※本ページにはプロモーションが含まれていて、試し読みについてはeBookJapanから掲載しています。
今回、紹介するのは漫画家 川原 泉さん。
今思えば失礼な話ですが、遡る高校生時代に雑誌『花とゆめ』をよく買っていました。そこには、川原 泉さんも連載していたのですが、絵がお世辞にも上手いとは言えずコマや台詞が多すぎて、苦手意識のほうが強かったです。
その後、社会人になり雑誌を買わなくなってしまったのですが、知人から『銀のロマンティック…わはは』を借りる機会がありました。
※『銀のロマンティック…わはは』は、上記の文庫本に収録されています。
こちらは有名なバレエダンサーの父を持ちながら、身体能力はあるものの表現面でバレエの才能に恵まれなかった由良 更紗が怪我で引退したスピードスケートの選手 影浦 忍と出会い、フィギュア・アイスダンスのペアとして世界に羽ばたこうとするお話です。
女性の方が男性を力技で持ち上げたり回したり、男女逆転カップルという意表をつく展開が面白く、最後にはじんわり胸にせまるものがありました。
これがきっかけとなり、他の作品を買い集めるのは早かったですね。
※単行本ですでに発売されていない作品も、文庫に入っている場合があるので要チェックです。
川原 泉さんの作品の多くは、主人公が自分に劣等感を抱いていたり、家族を亡くし不幸な境遇に陥ります。

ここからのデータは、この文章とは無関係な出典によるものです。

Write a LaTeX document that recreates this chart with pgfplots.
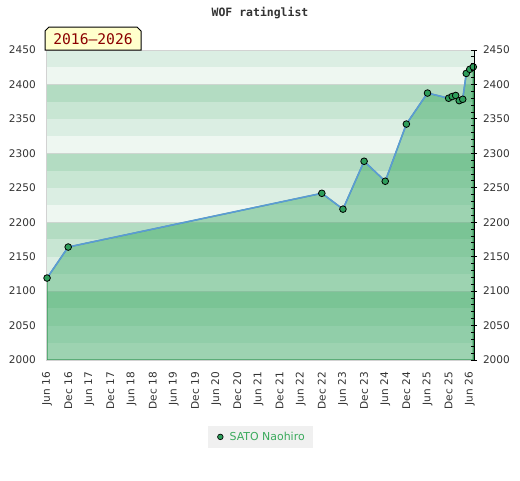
\documentclass[border=0pt]{standalone}
\usepackage{fontspec}
\setmainfont{DejaVu Sans}
\newfontfamily\monofont{DejaVu Sans Mono}
\usepackage{pgfplots}
\usepackage{pgfplotstable}
\pgfplotsset{compat=1.18}
\definecolor{sA}{HTML}{EEF7F1}
\definecolor{sB}{HTML}{DBEEE3}
\definecolor{sC}{HTML}{C8E6D3}
\definecolor{sD}{HTML}{B3DCC2}
\definecolor{fillgreen}{HTML}{2DA359}
\definecolor{edgegreen}{HTML}{3A9A5A}
\definecolor{linecol}{HTML}{5B9BD5}
\definecolor{markcol}{HTML}{2E9E5B}
\definecolor{txtgray}{HTML}{333333}
\definecolor{boxyellow}{HTML}{FFFFCC}
\definecolor{darkred}{HTML}{8B0000}
\definecolor{legbg}{HTML}{F0F0F0}
\definecolor{leggreen}{HTML}{3AAA5C}
\definecolor{gridc}{HTML}{CDD6D0}
\pgfplotstableread{
m r
0 2119
6 2164
78 2242
84 2219
90 2288.5
96 2259.5
102 2342.5
108 2387.5
114 2380
115 2382.5
116 2384
117 2376.5
118 2378.5
119 2416
120 2422
121 2425.5
}\ratings
\begin{document}
\begin{tikzpicture}
\path[use as bounding box] (0,0) rectangle (390pt,360pt);
\pgfplotsset{every axis/.append style={
  at={(34.5pt,90pt)}, anchor=south west, scale only axis,
  width=321pt, height=232.5pt,
  xmin=-0.3, xmax=121.2, ymin=2000, ymax=2450,
  /pgf/number format/assume math mode=true,
  /pgf/number format/set thousands separator={},
  tick label style={font=\fontsize{7.9}{9}\selectfont, text=txtgray},
}}
\begin{axis}[
  axis on top,
  axis line style={draw=gray!35, line width=0.75pt},
  ytick={2000,2050,...,2450},
  xtick={0,6,...,120},
  xticklabels={Jun 16,Dec 16,Jun 17,Dec 17,Jun 18,Dec 18,Jun 19,Dec 19,Jun 20,Dec 20,Jun 21,Dec 21,Jun 22,Dec 22,Jun 23,Dec 23,Jun 24,Dec 24,Jun 25,Dec 25,Jun 26},
  major tick length=0pt,
  tick style={draw=none},
  xticklabel style={rotate=90, anchor=east, inner sep=0pt},
  xticklabel shift=9pt,
  yticklabel style={anchor=east, inner sep=0pt},
  yticklabel shift=7.5pt,
  legend style={at={(0.502,-0.248)}, anchor=center, fill=legbg, draw=none,
    font=\fontsize{8.2}{10}\selectfont, text=leggreen, inner xsep=4.5pt, inner ysep=2.2pt},
  legend image code/.code={\path[draw=none,fill=none] (-4.5pt,0) -- (5pt,0); \draw[#1] plot coordinates {(0pt,0pt)};},
]
\fill[sA] (axis cs:-1,2000) rectangle (axis cs:122,2025);
\fill[sB] (axis cs:-1,2025) rectangle (axis cs:122,2050);
\fill[sC] (axis cs:-1,2050) rectangle (axis cs:122,2075);
\fill[sD] (axis cs:-1,2075) rectangle (axis cs:122,2100);
\fill[sA] (axis cs:-1,2100) rectangle (axis cs:122,2125);
\fill[sB] (axis cs:-1,2125) rectangle (axis cs:122,2150);
\fill[sC] (axis cs:-1,2150) rectangle (axis cs:122,2175);
\fill[sD] (axis cs:-1,2175) rectangle (axis cs:122,2200);
\fill[sA] (axis cs:-1,2200) rectangle (axis cs:122,2225);
\fill[sB] (axis cs:-1,2225) rectangle (axis cs:122,2250);
\fill[sC] (axis cs:-1,2250) rectangle (axis cs:122,2275);
\fill[sD] (axis cs:-1,2275) rectangle (axis cs:122,2300);
\fill[sA] (axis cs:-1,2300) rectangle (axis cs:122,2325);
\fill[sB] (axis cs:-1,2325) rectangle (axis cs:122,2350);
\fill[sC] (axis cs:-1,2350) rectangle (axis cs:122,2375);
\fill[sD] (axis cs:-1,2375) rectangle (axis cs:122,2400);
\fill[sA] (axis cs:-1,2400) rectangle (axis cs:122,2425);
\fill[sB] (axis cs:-1,2425) rectangle (axis cs:122,2450);
\draw[gridc, line width=0.75pt] (axis cs:-1,2100) -- (axis cs:122,2100);
\draw[gridc, line width=0.75pt] (axis cs:-1,2200) -- (axis cs:122,2200);
\draw[gridc, line width=0.75pt] (axis cs:-1,2300) -- (axis cs:122,2300);
\draw[gridc, line width=0.75pt] (axis cs:-1,2400) -- (axis cs:122,2400);
\addplot[draw=edgegreen, line width=0.9pt, fill=fillgreen, fill opacity=0.42, forget plot] table[x=m,y=r] {\ratings} \closedcycle;
\addplot[linecol, line width=1.2pt, mark=*, mark size=2.5pt,
  mark options={fill=markcol, draw=black, line width=0.6pt}, forget plot] table[x=m,y=r] {\ratings};
\addlegendimage{only marks, mark=*, mark size=2.1pt, mark options={fill=markcol, draw=black, line width=0.5pt}}
\addlegendentry{SATO Naohiro}
\end{axis}
\begin{axis}[
  axis y line*=right, hide x axis,
  axis line style={draw=black, line width=0.75pt},
  ytick={2000,2010,...,2450}, yticklabels={},
  tick align=inside, major tick length=2.2pt,
  tick style={draw=black, line width=0.75pt},
  extra y ticks={2000,2050,...,2450},
  extra y tick style={tick align=center, major tick length=4.5pt},
  yticklabel style={anchor=west, inner sep=0pt},
  yticklabel shift=4.3pt,
]
\addplot[draw=none, forget plot] coordinates {(0,2000)};
\end{axis}
\node[font=\monofont\bfseries\fontsize{8.6}{10}\selectfont, text=txtgray] at (195pt,350.25pt) {WOF ratinglist};
\draw[fill=boxyellow, line width=0.75pt] (33.75pt,322.5pt) -- (33.75pt,336.75pt) -- (36.75pt,339.75pt) -- (102.75pt,339.75pt) -- (105.75pt,336.75pt) -- (105.75pt,322.5pt) -- cycle;
\node[font=\monofont\fontsize{11}{13}\selectfont, text=darkred] at (69.75pt,331pt) {2016–2026};
\end{tikzpicture}
\end{document}
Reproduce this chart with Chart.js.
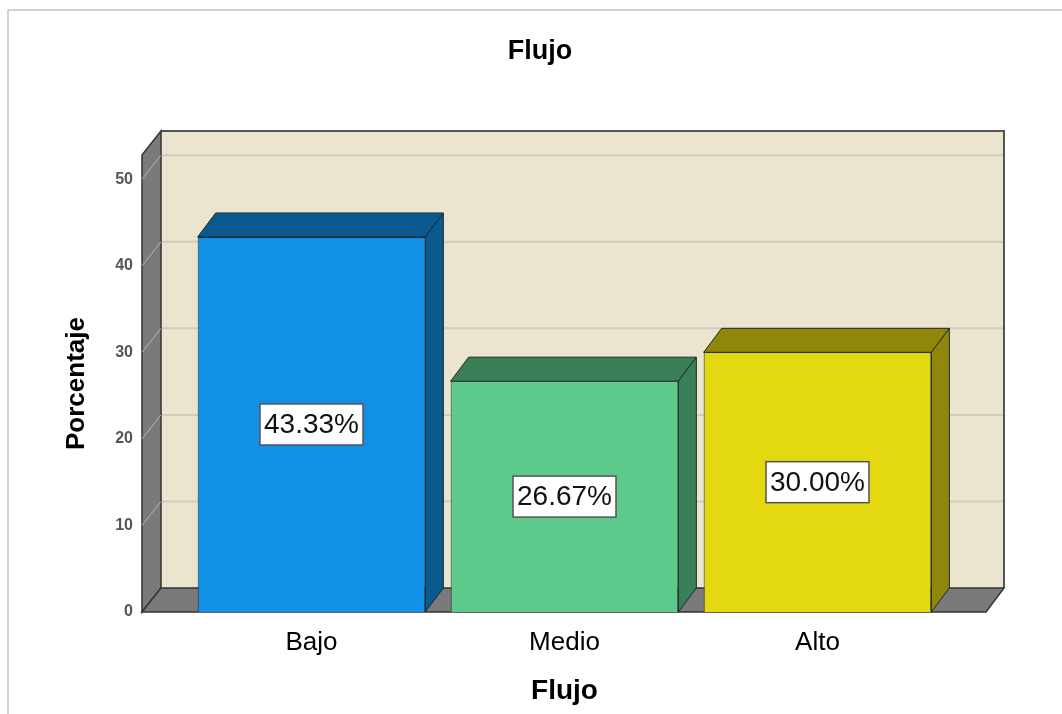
<!DOCTYPE html>
<html>
<head>
<meta charset="utf-8">
<script src="https://cdn.jsdelivr.net/npm/chart.js@4.4.1/dist/chart.umd.min.js"></script>
<style>
  body { margin: 0; background: #fff; }
  #wrap { width: 1062px; height: 714px; }
</style>
</head>
<body>
<div id="wrap"><canvas id="myChart" width="1062" height="714"></canvas></div>
<script>
// Datos: porcentaje por nivel de flujo
var categorias = ["Bajo", "Medio", "Alto"];
var porcentajes = [43.33, 26.67, 30.00];
var ticksY = [0, 10, 20, 30, 40, 50];

// Colores de cada barra (cara frontal y caras laterales)
var coloresFrente = ["#1290e6", "#5dca8b", "#e4d910"];
var coloresLado = ["#0b5a8f", "#3a7f58", "#8f860a"];

// profundidad del efecto 3D
var DX = 19, DY = -24, BDX = 18;
var EXT_IZQ = 43, EXT_DER = 42;

function poligono(ctx, pts, fill, stroke, lw) {
    ctx.beginPath();
    ctx.moveTo(pts[0][0], pts[0][1]);
    for (var i = 1; i < pts.length; i++) ctx.lineTo(pts[i][0], pts[i][1]);
    ctx.closePath();
    ctx.fillStyle = fill;
    ctx.fill();
    if (stroke) {
        ctx.strokeStyle = stroke;
        ctx.lineWidth = lw || 1;
        ctx.stroke();
    }
}

// Paredes, piso y lineas de la cuadricula
var fondo3D = {
    id: "fondo3D",
    beforeDraw: function(chart) {
        var ctx = chart.ctx;
        ctx.save();
        ctx.strokeStyle = "#c4c4c4";
        ctx.lineWidth = 1.5;
        ctx.beginPath();
        ctx.moveTo(8, 714);
        ctx.lineTo(8, 10);
        ctx.lineTo(1062, 10);
        ctx.stroke();
        ctx.restore();
    },
    beforeDatasetsDraw: function(chart) {
        var ctx = chart.ctx;
        var a = chart.chartArea;
        var y = chart.scales.y;
        var xl = a.left - EXT_IZQ, xr = a.right + EXT_DER;
        ctx.save();
        // pared del fondo
        ctx.fillStyle = "#ebe5d0";
        ctx.fillRect(xl + DX, a.top + DY, xr + BDX - xl - DX, a.bottom - a.top);
        // lineas de la cuadricula
        ctx.strokeStyle = "#d0cbbd";
        ctx.lineWidth = 2;
        ticksY.forEach(function(v) {
            if (v === 0) return;
            var py = y.getPixelForValue(v) + DY;
            ctx.beginPath();
            ctx.moveTo(xl + DX, py);
            ctx.lineTo(xr + BDX, py);
            ctx.stroke();
        });
        // borde superior y derecho de la pared
        ctx.strokeStyle = "#555";
        ctx.lineWidth = 2;
        ctx.beginPath();
        ctx.moveTo(xl + DX, a.top + DY);
        ctx.lineTo(xr + BDX, a.top + DY);
        ctx.lineTo(xr + BDX, a.bottom + DY);
        ctx.stroke();
        // pared izquierda
        poligono(ctx, [[xl, a.bottom], [xl, a.top], [xl + DX, a.top + DY], [xl + DX, a.bottom + DY]], "#7a7a7a", "#333", 1.5);
        // piso
        poligono(ctx, [[xl, a.bottom], [xl + DX, a.bottom + DY], [xr + BDX, a.bottom + DY], [xr, a.bottom]], "#7a7a7a", "#333", 1.5);
        // marcas diagonales del eje
        ctx.strokeStyle = "#b5b5b5";
        ctx.lineWidth = 1;
        ticksY.forEach(function(v) {
            if (v === 0) return;
            var py = y.getPixelForValue(v);
            ctx.beginPath();
            ctx.moveTo(xl, py);
            ctx.lineTo(xl + DX, py + DY);
            ctx.stroke();
        });
        ctx.restore();
    },
    afterDatasetsDraw: function(chart) {
        var ctx = chart.ctx;
        var meta = chart.getDatasetMeta(0);
        ctx.save();
        meta.data.forEach(function(bar, i) {
            var p = bar.getProps(["x", "y", "base", "width"], true);
            var l = p.x - p.width / 2, r = p.x + p.width / 2;
            // cara superior
            poligono(ctx, [[l, p.y], [l + BDX, p.y + DY], [r + BDX, p.y + DY], [r, p.y]], coloresLado[i], "#1e2a30", 1);
            // cara lateral
            poligono(ctx, [[r, p.y], [r + BDX, p.y + DY], [r + BDX, p.base + DY], [r, p.base]], coloresLado[i], "#1e2a30", 1);
            // etiqueta del valor
            var txt = porcentajes[i].toFixed(2) + "%";
            ctx.font = "28px 'Liberation Sans', Arial, sans-serif";
            var w = ctx.measureText(txt).width + 8;
            var h = 41;
            var cy = (p.y + p.base) / 2;
            ctx.fillStyle = "#fff";
            ctx.fillRect(p.x - w / 2, cy - h / 2, w, h);
            ctx.strokeStyle = "#555";
            ctx.lineWidth = 1.5;
            ctx.strokeRect(p.x - w / 2, cy - h / 2, w, h);
            ctx.fillStyle = "#111";
            ctx.textAlign = "center";
            ctx.textBaseline = "middle";
            ctx.fillText(txt, p.x, cy + 1);
        });
        ctx.restore();
    }
};

var ctx = document.getElementById("myChart").getContext("2d");
var myChart = new Chart(ctx, {
    type: "bar",
    data: {
        labels: categorias,
        datasets: [{
            label: "Porcentaje",
            data: porcentajes,
            backgroundColor: coloresFrente,
            borderColor: "#1e2a30",
            borderWidth: 1,
            barPercentage: 0.9,
            categoryPercentage: 1.0
        }]
    },
    options: {
        responsive: false,
        animation: false,
        devicePixelRatio: 1,
        layout: { padding: { left: 18, right: 0, top: 0, bottom: 0 } },
        plugins: {
            legend: { display: false },
            tooltip: { enabled: false },
            title: {
                display: true,
                text: "Flujo",
                color: "#000",
                font: { family: "'Liberation Sans', Arial, sans-serif", size: 27, weight: "bold" },
                padding: { top: 35, bottom: 87.6 }
            }
        },
        scales: {
            x: {
                grid: { display: false },
                border: { display: false },
                ticks: {
                    color: "#000",
                    padding: 7,
                    font: { family: "'Liberation Sans', Arial, sans-serif", size: 26 }
                },
                title: {
                    display: true,
                    text: "Flujo",
                    color: "#000",
                    font: { family: "'Liberation Sans', Arial, sans-serif", size: 28, weight: "bold" },
                    padding: { top: 0, bottom: 6 }
                },
                afterFit: function(s) { s.height = 102; }
            },
            y: {
                min: 0,
                max: 52.8,
                grid: { display: false, drawTicks: false },
                border: { display: false },
                ticks: {
                    color: "#555",
                    padding: 52,
                    font: { family: "'Liberation Sans', Arial, sans-serif", size: 16, weight: "bold" }
                },
                afterBuildTicks: function(s) {
                    s.ticks = ticksY.map(function(v) { return { value: v }; });
                },
                title: {
                    display: true,
                    text: "Porcentaje",
                    color: "#000",
                    font: { family: "'Liberation Sans', Arial, sans-serif", size: 26, weight: "bold" },
                    padding: { top: 43, bottom: 0 }
                },
                afterFit: function(s) { s.width = 167; }
            },
            y2: {
                position: "right",
                grid: { display: false, drawTicks: false },
                border: { display: false },
                ticks: { display: false },
                afterFit: function(s) { s.width = 118; }
            }
        }
    },
    plugins: [fondo3D]
});
</script>
</body>
</html>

いくらでも暗くできる設定なのに穏やかな明るさを感じるのは、彼女らののほほんとしながらも逞しく生きる姿が描かれているからでしょう。
笑う大天使(ミカエル)
(白泉社文庫 全2巻)
お嬢様・高校生・友情
史上最強の名門お嬢様学校に通う猫かぶりのお嬢様、斎木 和音と更科 柚子。訳ありの旧伯爵令嬢 司城 史緒が転校してきたことで、息詰まりだった学校生活でのかけがえのない友達になり、巻き起こる騒動に3人で果敢にも立ち向かっていきます。
和音さんには父親の秘書で彼女のお世話係の若月 俊介さん。柚子さんには担任のロレンス先生。史緒さんには生き別れて再会した兄の一臣さん。厳しくも温かく見守ってくれるイケメンの男性陣たち。
それぞれにちゃんとしたエピソードがあって、とくに柚子さんの『オペラ座の怪人』は号泣ものです。
この作品は彼女らの卒業式で幕を閉めるのですが、嬉しいけれど寂しいような複雑な気持ちで胸がいっぱいになります。
中国の壺
(白泉社文庫 全1巻)
高校生・家族・ファンタジー
高校生の安曇 志姫が亡くなった父から譲り受けたのは、先祖代々からある古い壺。
その中には、1300年前から住み着いた中国人 趙 飛竜がいるのですが、特別な力があるわけでもなく安曇家の人をただ見守るだけの存在です。
題名や表紙を見ると壮大な歴史ものなのかと思いますが、母親の再婚でぎこちない家庭環境に身を置く女子高生と壺の中の人との、のんびりした生活です。
ずっと壺の中にいる飛竜のことを想うと切ないけれど、志姫やこれからも続く安曇家の子孫たちと仲良く暮らしていくことを願うばかりです。
美貌の果実
(白泉社文庫 全1巻)
高校生・ワイナリー・恋愛
とあるグルメ評論家の賛辞を受けた、甲州にある独立ワイナリーを営む秋月家。世間から注目され忙しくなった、父兄は交通事故に巻き込まれ命を落としてしまいます。
途方にくれている母と娘の菜苗の前に、どこから現れたのか葡萄野 精(実は精霊)と名乗る美青年が手伝いたいと名乗りをあげます。名前からして怪しいのに気にしない大らかさや、また商談相手の親子のいざこざに巻き込まれるお人好しさ。
そして、ワイナリーという設定を最大限に生かしたストーリーがとても良いです。
他にも紹介できなかったのですが、『架空の森』、『大地の貴族』、『愚者の楽園』なども好きです。最後まで読んでいただきありがとうございました。